Working at similar moments in time—though Salvo’s career ended with his death in 2015—both artists fully embrace the tradition of painting, not trying to deconstruct or reimagine the medium as some of their contemporaries have done, but rather using it to instigate and reinvigorate our understanding of the world through color, light, texture and mood.
Salvo (1947–2015) lived and worked in Turin. A major retrospective of Salvo's work, entitled Arrivare in tempo [Arriving on time], is on view at Pinacoteca Agnelli, Turin, from November 1, 2024 to May 25, 2025. Solo exhibitions include Museum of Contemporary Art, Rome (2022), Museo d’Arte della Svizzera Italiana, Lugano (2017, with Alighiero Boetti), Museo d’Arte Contemporanea, Lissone (2015), Galleria d’Arte Moderna e Contemporanea, Turin (2007), Galleria d’Arte Moderna e Contemporanea, Bergamo (2002), Musée d’Art Contemporain, Nîmes and Museum Boijmans van Beuningen, Rotterdam (both 1988), Kunstmuseum Lucerne (1983), and Mannheimer Kunstverein and Museum Folkwang, Essen (both 1977).

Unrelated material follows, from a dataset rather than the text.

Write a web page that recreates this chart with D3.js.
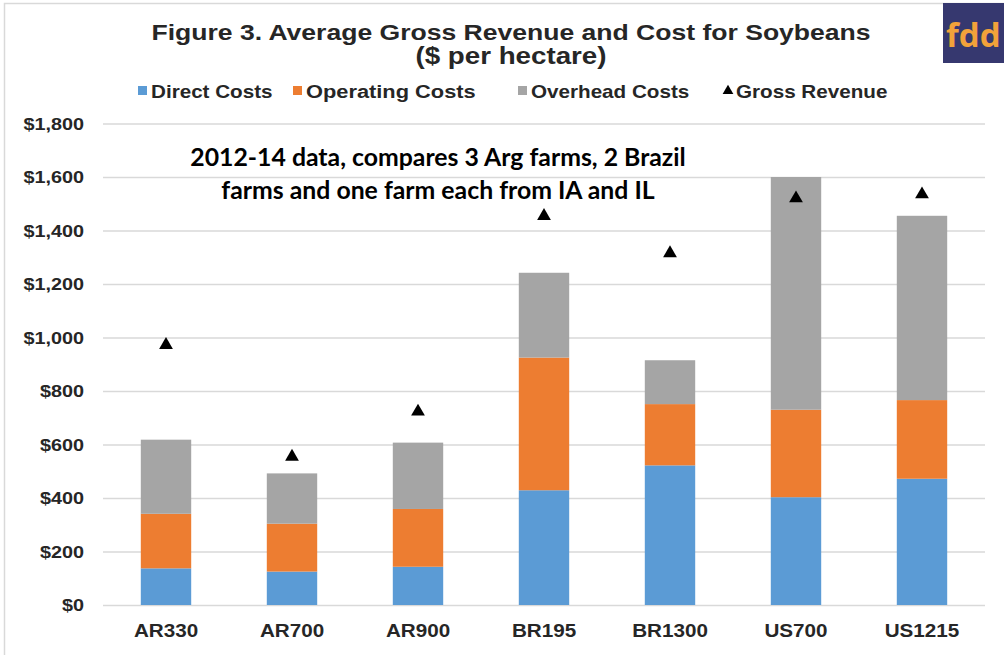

In addition to participating in Documenta 5 (1972) and the 1976 and 1988 Venice Biennales, recent group exhibitions include Kröller-Müller Museum, Otterlo, The Netherlands (2023), Kunsthaus Glarus, Switzerland (2022), Castello di Rivoli, Turin (2021) and Menil Drawing Institute, Houston (2020).
Andreas Schulze (b.1955, Hanover) lives in Cologne. Selected solo exhibitions include The Perimeter, London (2023), Kunsthalle Nürnberg (2022), Fuhrwerkswaage, Cologne (2021), Kunsthalle Bielefeld (2018), Villa Merkel, Esslingen, which traveled to Kunstmuseum St. Gallen and Kunstmuseum Bonn (2014–15), Schirn Kunsthalle Frankfurt (2014), Falckenberg Collection, Hamburg and Leopold-Hoesch-Museum, Dueren (both 2010), Sprengel Museum, Hanover (1997) and Monika Sprüth Galerie, Cologne (1983). Group exhibitions include Centre d’art contemporain, Meymac (2020), Aishti Foundation, Beirut (2018), Groninger Museum, Groningen (2016), Städel Museum, Frankfurt (2015), Deichtorhallen Hamburg (2000), Triennale di Milano (1997), Solomon R. Guggenheim Museum, New York (1988), Museum of Modern Art, New York (1984), and The Tate Gallery, London (1983).